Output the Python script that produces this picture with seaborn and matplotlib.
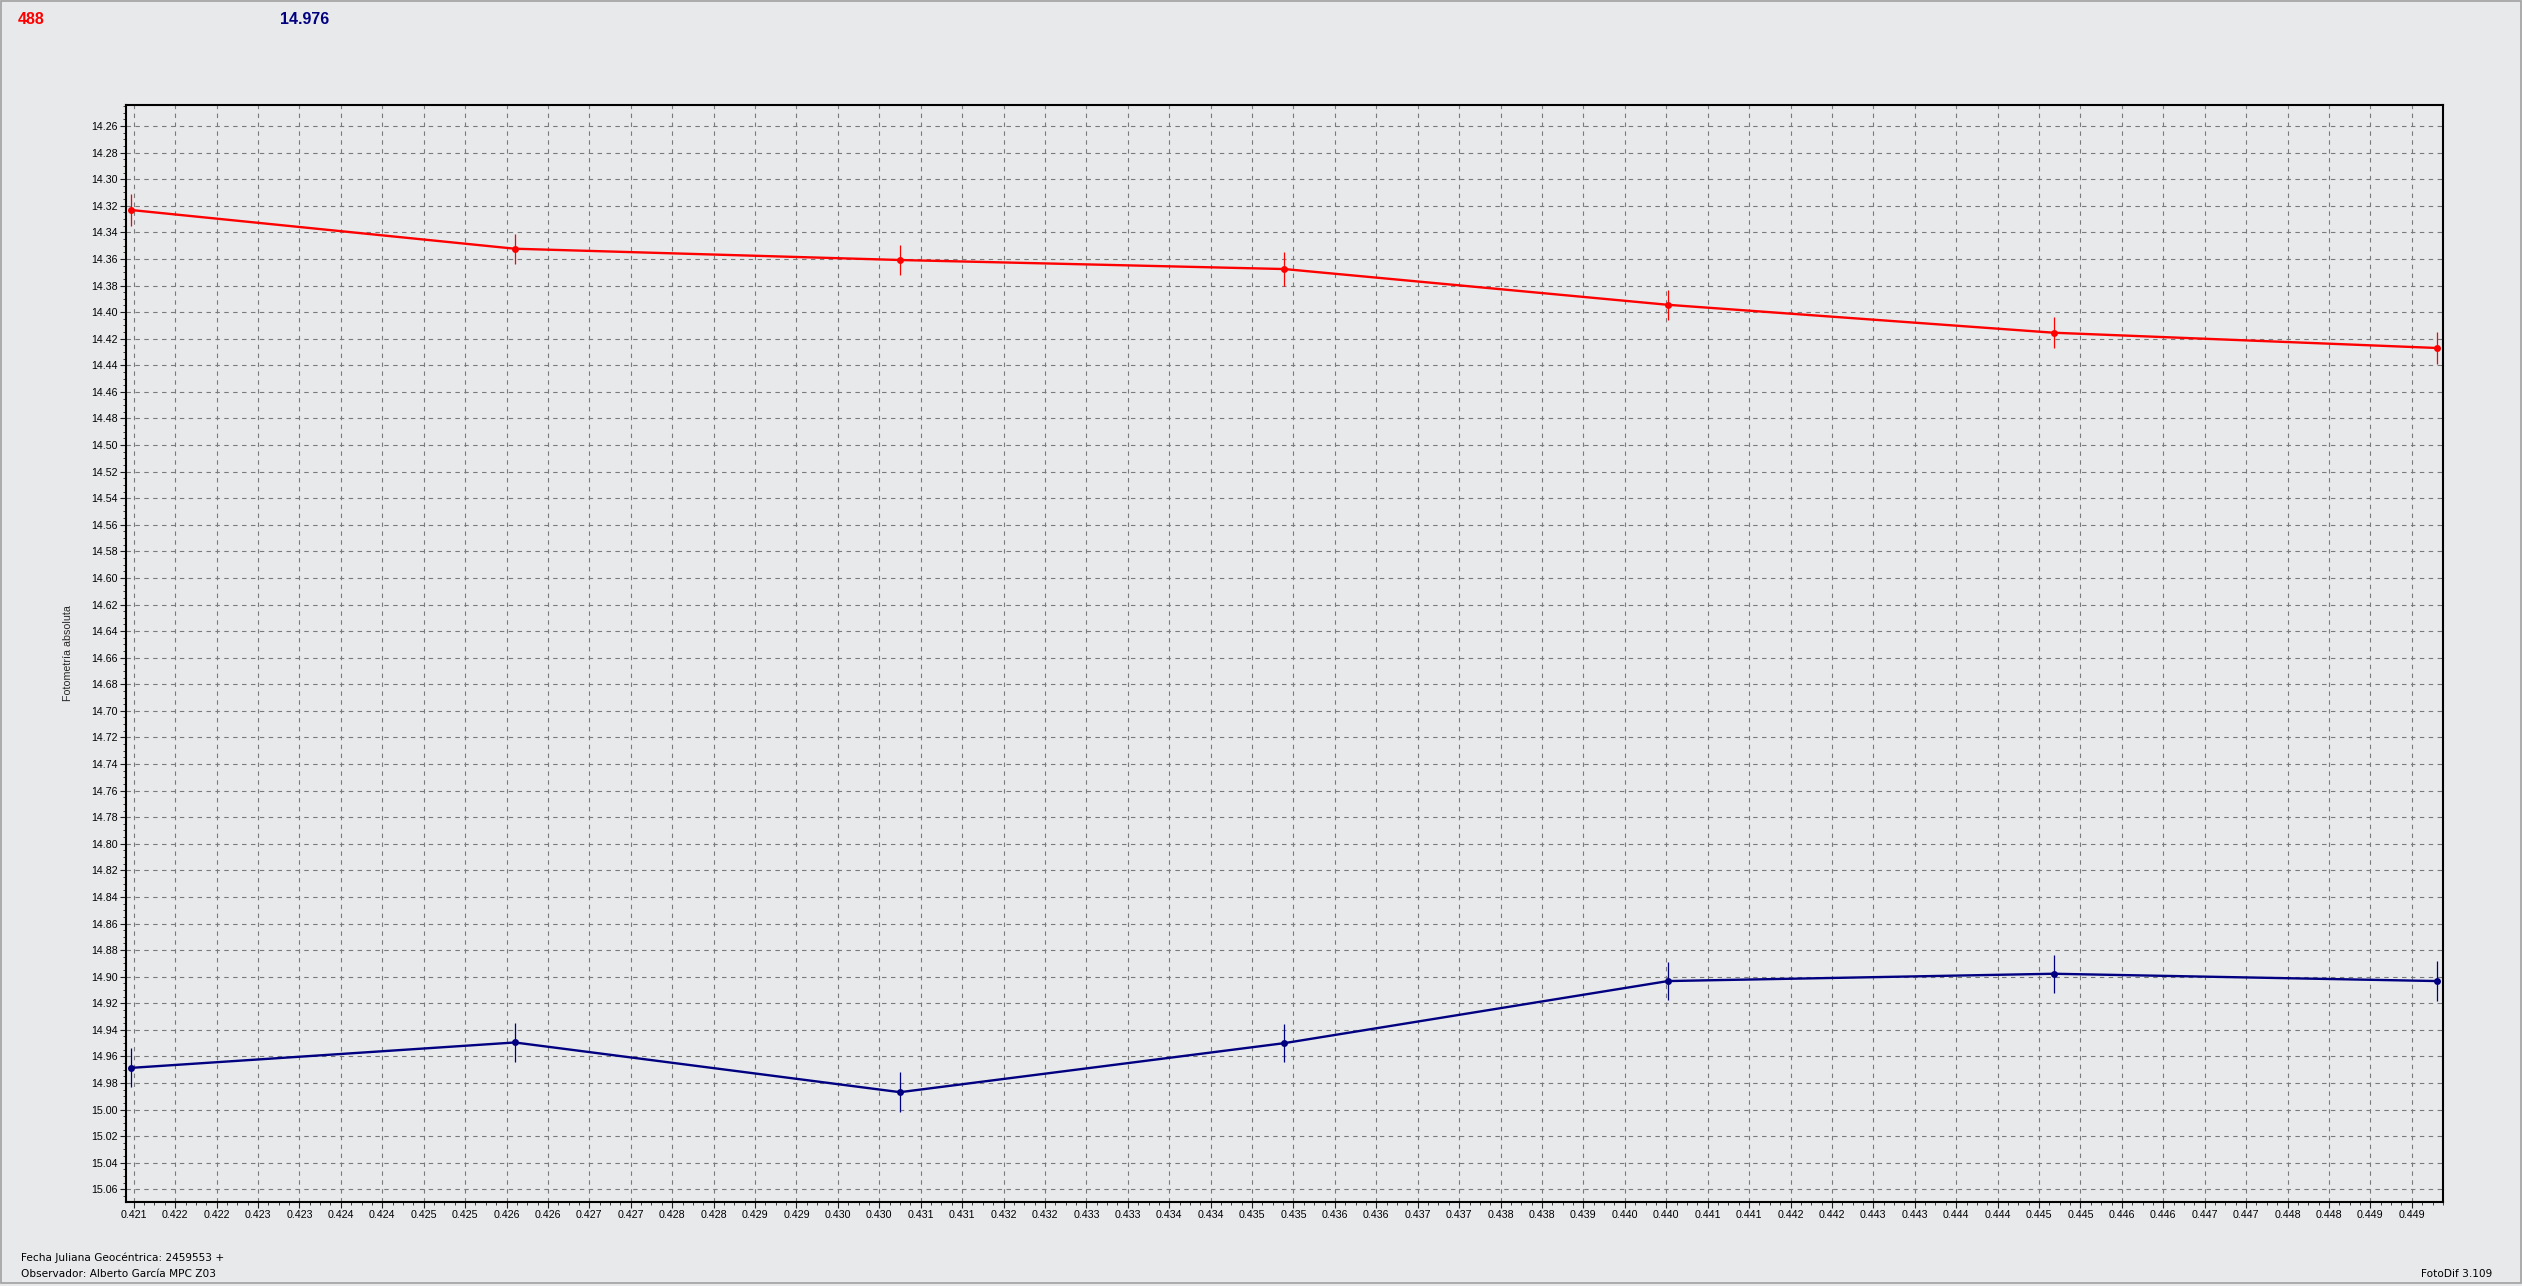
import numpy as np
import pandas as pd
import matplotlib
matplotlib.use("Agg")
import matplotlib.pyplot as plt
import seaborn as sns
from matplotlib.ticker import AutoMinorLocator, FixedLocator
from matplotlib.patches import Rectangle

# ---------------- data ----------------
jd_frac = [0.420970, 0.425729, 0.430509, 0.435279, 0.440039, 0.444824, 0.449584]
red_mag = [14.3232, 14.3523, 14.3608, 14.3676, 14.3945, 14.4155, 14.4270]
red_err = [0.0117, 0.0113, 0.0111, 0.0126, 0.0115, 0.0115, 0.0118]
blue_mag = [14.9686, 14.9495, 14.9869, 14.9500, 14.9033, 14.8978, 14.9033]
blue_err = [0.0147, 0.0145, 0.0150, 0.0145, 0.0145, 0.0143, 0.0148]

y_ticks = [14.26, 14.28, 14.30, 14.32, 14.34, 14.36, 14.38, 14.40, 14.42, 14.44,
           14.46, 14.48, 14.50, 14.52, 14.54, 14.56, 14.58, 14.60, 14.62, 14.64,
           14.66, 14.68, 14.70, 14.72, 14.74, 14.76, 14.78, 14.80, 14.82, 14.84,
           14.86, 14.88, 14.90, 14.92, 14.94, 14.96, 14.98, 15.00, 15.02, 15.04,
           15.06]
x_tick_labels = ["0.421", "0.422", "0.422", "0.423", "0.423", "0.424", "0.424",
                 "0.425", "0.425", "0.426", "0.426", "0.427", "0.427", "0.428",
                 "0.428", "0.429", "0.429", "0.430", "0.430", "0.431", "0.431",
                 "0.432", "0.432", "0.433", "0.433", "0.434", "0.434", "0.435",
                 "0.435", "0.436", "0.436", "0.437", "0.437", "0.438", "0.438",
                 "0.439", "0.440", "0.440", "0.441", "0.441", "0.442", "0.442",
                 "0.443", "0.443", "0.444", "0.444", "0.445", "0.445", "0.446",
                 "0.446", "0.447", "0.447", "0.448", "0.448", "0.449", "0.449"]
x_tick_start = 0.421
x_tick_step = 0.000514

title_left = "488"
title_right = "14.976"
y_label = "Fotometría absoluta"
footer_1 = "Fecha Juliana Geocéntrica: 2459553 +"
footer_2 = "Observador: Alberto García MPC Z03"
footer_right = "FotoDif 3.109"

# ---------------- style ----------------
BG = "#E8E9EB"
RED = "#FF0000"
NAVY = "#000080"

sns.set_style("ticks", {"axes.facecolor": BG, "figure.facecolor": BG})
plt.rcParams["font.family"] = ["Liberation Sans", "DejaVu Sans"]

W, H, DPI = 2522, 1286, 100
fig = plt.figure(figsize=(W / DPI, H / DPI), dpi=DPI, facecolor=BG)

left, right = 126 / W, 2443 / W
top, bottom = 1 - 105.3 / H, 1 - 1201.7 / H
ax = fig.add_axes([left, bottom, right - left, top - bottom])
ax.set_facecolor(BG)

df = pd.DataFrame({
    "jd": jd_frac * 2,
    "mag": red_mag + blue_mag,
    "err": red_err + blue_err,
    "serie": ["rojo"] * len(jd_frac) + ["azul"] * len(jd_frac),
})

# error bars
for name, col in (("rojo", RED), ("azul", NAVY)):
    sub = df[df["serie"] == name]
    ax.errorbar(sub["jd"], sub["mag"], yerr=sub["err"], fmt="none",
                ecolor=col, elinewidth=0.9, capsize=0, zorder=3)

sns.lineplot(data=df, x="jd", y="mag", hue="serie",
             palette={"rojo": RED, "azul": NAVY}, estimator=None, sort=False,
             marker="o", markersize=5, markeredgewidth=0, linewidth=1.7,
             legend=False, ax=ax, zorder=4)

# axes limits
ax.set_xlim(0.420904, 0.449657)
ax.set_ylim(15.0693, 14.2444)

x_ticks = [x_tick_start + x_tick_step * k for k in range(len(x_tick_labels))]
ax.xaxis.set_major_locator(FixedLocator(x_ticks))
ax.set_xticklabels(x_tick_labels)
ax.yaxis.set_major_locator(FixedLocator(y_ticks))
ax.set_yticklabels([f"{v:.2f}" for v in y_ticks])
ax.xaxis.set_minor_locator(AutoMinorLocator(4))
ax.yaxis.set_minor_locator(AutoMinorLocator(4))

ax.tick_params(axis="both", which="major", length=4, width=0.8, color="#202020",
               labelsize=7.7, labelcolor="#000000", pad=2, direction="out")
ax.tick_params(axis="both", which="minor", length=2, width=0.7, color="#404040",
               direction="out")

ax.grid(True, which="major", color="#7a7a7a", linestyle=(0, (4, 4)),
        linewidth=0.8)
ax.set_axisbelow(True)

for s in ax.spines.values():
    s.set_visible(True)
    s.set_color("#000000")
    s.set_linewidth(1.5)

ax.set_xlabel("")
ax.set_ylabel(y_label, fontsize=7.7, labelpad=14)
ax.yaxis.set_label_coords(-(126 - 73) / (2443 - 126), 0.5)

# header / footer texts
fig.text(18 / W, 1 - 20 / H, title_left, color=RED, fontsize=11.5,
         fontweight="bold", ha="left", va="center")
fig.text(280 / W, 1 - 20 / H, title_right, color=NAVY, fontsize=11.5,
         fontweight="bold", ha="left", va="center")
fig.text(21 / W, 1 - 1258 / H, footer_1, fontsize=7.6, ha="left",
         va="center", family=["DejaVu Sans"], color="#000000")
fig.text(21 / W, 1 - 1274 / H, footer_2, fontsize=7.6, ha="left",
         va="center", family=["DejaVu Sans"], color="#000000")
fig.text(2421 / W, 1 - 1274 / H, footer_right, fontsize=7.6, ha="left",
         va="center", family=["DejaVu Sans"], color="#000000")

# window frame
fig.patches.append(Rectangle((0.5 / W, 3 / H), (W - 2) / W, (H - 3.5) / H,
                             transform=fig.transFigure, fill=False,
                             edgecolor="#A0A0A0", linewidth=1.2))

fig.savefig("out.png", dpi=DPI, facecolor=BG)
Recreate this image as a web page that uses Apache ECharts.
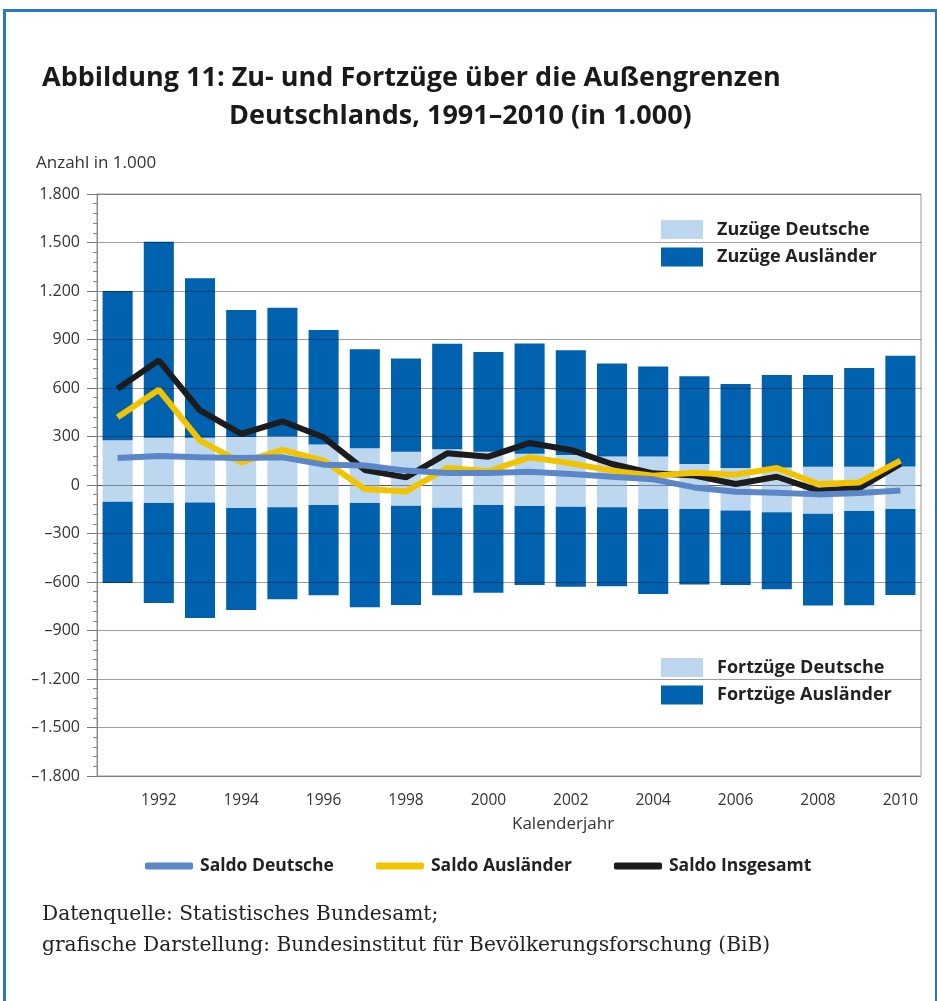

^^^^

== EXERCISE GOAL ==
Every line of the listing that holds "seaborn" is to be counted; give only the resulting number.

== SOLUTION TO THIS EXERCISE ==
2